Task =
Restate each line of the listing exactly, without carrying over any pictures.

Recorded information =
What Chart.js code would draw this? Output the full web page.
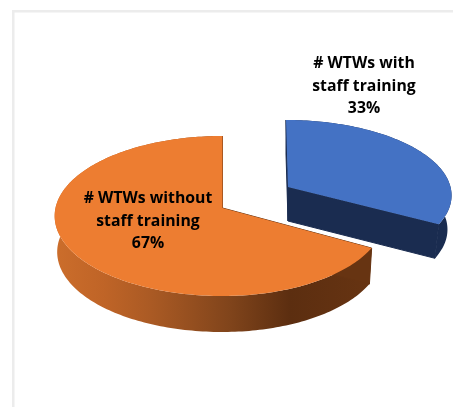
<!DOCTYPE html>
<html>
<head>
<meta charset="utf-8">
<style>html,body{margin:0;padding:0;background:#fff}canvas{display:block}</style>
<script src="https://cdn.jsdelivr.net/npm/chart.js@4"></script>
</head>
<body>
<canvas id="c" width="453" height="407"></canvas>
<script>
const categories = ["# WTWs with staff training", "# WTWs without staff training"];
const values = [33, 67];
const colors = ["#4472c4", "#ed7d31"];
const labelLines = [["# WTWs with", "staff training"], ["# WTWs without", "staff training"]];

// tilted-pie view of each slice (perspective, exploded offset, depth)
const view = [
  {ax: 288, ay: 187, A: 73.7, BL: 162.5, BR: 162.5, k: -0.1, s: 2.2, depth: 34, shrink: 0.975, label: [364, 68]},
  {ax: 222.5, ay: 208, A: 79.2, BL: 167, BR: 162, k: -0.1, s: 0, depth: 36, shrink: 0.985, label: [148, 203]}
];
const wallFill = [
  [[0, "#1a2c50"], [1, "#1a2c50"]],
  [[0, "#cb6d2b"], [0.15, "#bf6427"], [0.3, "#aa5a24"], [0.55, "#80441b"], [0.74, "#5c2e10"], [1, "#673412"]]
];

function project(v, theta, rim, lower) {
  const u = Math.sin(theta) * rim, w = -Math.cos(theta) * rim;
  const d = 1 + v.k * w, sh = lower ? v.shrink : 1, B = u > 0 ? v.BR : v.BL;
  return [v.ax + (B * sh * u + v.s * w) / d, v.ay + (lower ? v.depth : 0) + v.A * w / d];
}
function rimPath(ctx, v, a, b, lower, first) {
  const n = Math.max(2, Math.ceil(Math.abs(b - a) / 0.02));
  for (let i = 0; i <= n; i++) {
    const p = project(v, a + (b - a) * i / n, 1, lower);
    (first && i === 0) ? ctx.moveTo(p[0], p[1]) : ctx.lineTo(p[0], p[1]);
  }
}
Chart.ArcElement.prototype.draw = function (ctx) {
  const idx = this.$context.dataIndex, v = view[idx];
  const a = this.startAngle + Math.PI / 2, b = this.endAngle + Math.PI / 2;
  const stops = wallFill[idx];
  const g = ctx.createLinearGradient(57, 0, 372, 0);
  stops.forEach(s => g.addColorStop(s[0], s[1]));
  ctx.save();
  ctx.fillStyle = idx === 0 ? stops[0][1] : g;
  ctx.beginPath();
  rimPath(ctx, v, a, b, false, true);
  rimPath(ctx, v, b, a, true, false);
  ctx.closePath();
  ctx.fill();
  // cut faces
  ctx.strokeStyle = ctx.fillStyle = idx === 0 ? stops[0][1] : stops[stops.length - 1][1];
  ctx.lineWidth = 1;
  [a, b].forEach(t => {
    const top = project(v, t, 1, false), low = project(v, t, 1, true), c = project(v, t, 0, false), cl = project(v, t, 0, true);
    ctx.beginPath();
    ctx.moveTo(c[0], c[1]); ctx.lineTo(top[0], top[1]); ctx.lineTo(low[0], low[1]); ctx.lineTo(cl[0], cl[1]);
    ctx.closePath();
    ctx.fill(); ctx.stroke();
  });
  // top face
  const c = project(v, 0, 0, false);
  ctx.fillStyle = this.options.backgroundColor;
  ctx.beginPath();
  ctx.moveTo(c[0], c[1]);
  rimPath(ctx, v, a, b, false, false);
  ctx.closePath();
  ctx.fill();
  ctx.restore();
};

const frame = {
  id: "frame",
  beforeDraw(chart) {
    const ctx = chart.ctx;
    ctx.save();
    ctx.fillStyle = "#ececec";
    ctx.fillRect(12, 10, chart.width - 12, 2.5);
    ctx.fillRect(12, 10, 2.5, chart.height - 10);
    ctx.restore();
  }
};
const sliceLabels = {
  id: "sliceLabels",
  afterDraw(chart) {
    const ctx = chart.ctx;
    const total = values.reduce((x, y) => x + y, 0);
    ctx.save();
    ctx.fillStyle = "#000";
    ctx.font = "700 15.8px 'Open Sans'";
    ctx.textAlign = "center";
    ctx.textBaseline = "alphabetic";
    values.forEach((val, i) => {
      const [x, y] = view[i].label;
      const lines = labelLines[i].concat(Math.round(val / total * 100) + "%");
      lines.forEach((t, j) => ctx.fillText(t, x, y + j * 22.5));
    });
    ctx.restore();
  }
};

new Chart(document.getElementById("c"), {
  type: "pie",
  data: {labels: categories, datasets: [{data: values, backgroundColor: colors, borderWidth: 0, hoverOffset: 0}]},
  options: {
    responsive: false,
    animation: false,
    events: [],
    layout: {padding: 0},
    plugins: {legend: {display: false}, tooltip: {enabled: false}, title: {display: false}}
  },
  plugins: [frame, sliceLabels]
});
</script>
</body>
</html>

Response below =
What Chart.js code would draw this? Output the full web page.
<!DOCTYPE html>
<html>
<head>
<meta charset="utf-8">
<style>html,body{margin:0;padding:0;background:#fff}canvas{display:block}</style>
<script src="https://cdn.jsdelivr.net/npm/chart.js@4"></script>
</head>
<body>
<canvas id="c" width="453" height="407"></canvas>
<script>
const categories = ["# WTWs with staff training", "# WTWs without staff training"];
const values = [33, 67];
const colors = ["#4472c4", "#ed7d31"];
const labelLines = [["# WTWs with", "staff training"], ["# WTWs without", "staff training"]];

// tilted-pie view of each slice (perspective, exploded offset, depth)
const view = [
  {ax: 288, ay: 187, A: 73.7, BL: 162.5, BR: 162.5, k: -0.1, s: 2.2, depth: 34, shrink: 0.975, label: [364, 68]},
  {ax: 222.5, ay: 208, A: 79.2, BL: 167, BR: 162, k: -0.1, s: 0, depth: 36, shrink: 0.985, label: [148, 203]}
];
const wallFill = [
  [[0, "#1a2c50"], [1, "#1a2c50"]],
  [[0, "#cb6d2b"], [0.15, "#bf6427"], [0.3, "#aa5a24"], [0.55, "#80441b"], [0.74, "#5c2e10"], [1, "#673412"]]
];

function project(v, theta, rim, lower) {
  const u = Math.sin(theta) * rim, w = -Math.cos(theta) * rim;
  const d = 1 + v.k * w, sh = lower ? v.shrink : 1, B = u > 0 ? v.BR : v.BL;
  return [v.ax + (B * sh * u + v.s * w) / d, v.ay + (lower ? v.depth : 0) + v.A * w / d];
}
function rimPath(ctx, v, a, b, lower, first) {
  const n = Math.max(2, Math.ceil(Math.abs(b - a) / 0.02));
  for (let i = 0; i <= n; i++) {
    const p = project(v, a + (b - a) * i / n, 1, lower);
    (first && i === 0) ? ctx.moveTo(p[0], p[1]) : ctx.lineTo(p[0], p[1]);
  }
}
Chart.ArcElement.prototype.draw = function (ctx) {
  const idx = this.$context.dataIndex, v = view[idx];
  const a = this.startAngle + Math.PI / 2, b = this.endAngle + Math.PI / 2;
  const stops = wallFill[idx];
  const g = ctx.createLinearGradient(57, 0, 372, 0);
  stops.forEach(s => g.addColorStop(s[0], s[1]));
  ctx.save();
  ctx.fillStyle = idx === 0 ? stops[0][1] : g;
  ctx.beginPath();
  rimPath(ctx, v, a, b, false, true);
  rimPath(ctx, v, b, a, true, false);
  ctx.closePath();
  ctx.fill();
  // cut faces
  ctx.strokeStyle = ctx.fillStyle = idx === 0 ? stops[0][1] : stops[stops.length - 1][1];
  ctx.lineWidth = 1;
  [a, b].forEach(t => {
    const top = project(v, t, 1, false), low = project(v, t, 1, true), c = project(v, t, 0, false), cl = project(v, t, 0, true);
    ctx.beginPath();
    ctx.moveTo(c[0], c[1]); ctx.lineTo(top[0], top[1]); ctx.lineTo(low[0], low[1]); ctx.lineTo(cl[0], cl[1]);
    ctx.closePath();
    ctx.fill(); ctx.stroke();
  });
  // top face
  const c = project(v, 0, 0, false);
  ctx.fillStyle = this.options.backgroundColor;
  ctx.beginPath();
  ctx.moveTo(c[0], c[1]);
  rimPath(ctx, v, a, b, false, false);
  ctx.closePath();
  ctx.fill();
  ctx.restore();
};

const frame = {
  id: "frame",
  beforeDraw(chart) {
    const ctx = chart.ctx;
    ctx.save();
    ctx.fillStyle = "#ececec";
    ctx.fillRect(12, 10, chart.width - 12, 2.5);
    ctx.fillRect(12, 10, 2.5, chart.height - 10);
    ctx.restore();
  }
};
const sliceLabels = {
  id: "sliceLabels",
  afterDraw(chart) {
    const ctx = chart.ctx;
    const total = values.reduce((x, y) => x + y, 0);
    ctx.save();
    ctx.fillStyle = "#000";
    ctx.font = "700 15.8px 'Open Sans'";
    ctx.textAlign = "center";
    ctx.textBaseline = "alphabetic";
    values.forEach((val, i) => {
      const [x, y] = view[i].label;
      const lines = labelLines[i].concat(Math.round(val / total * 100) + "%");
      lines.forEach((t, j) => ctx.fillText(t, x, y + j * 22.5));
    });
    ctx.restore();
  }
};

new Chart(document.getElementById("c"), {
  type: "pie",
  data: {labels: categories, datasets: [{data: values, backgroundColor: colors, borderWidth: 0, hoverOffset: 0}]},
  options: {
    responsive: false,
    animation: false,
    events: [],
    layout: {padding: 0},
    plugins: {legend: {display: false}, tooltip: {enabled: false}, title: {display: false}}
  },
  plugins: [frame, sliceLabels]
});
</script>
</body>
</html>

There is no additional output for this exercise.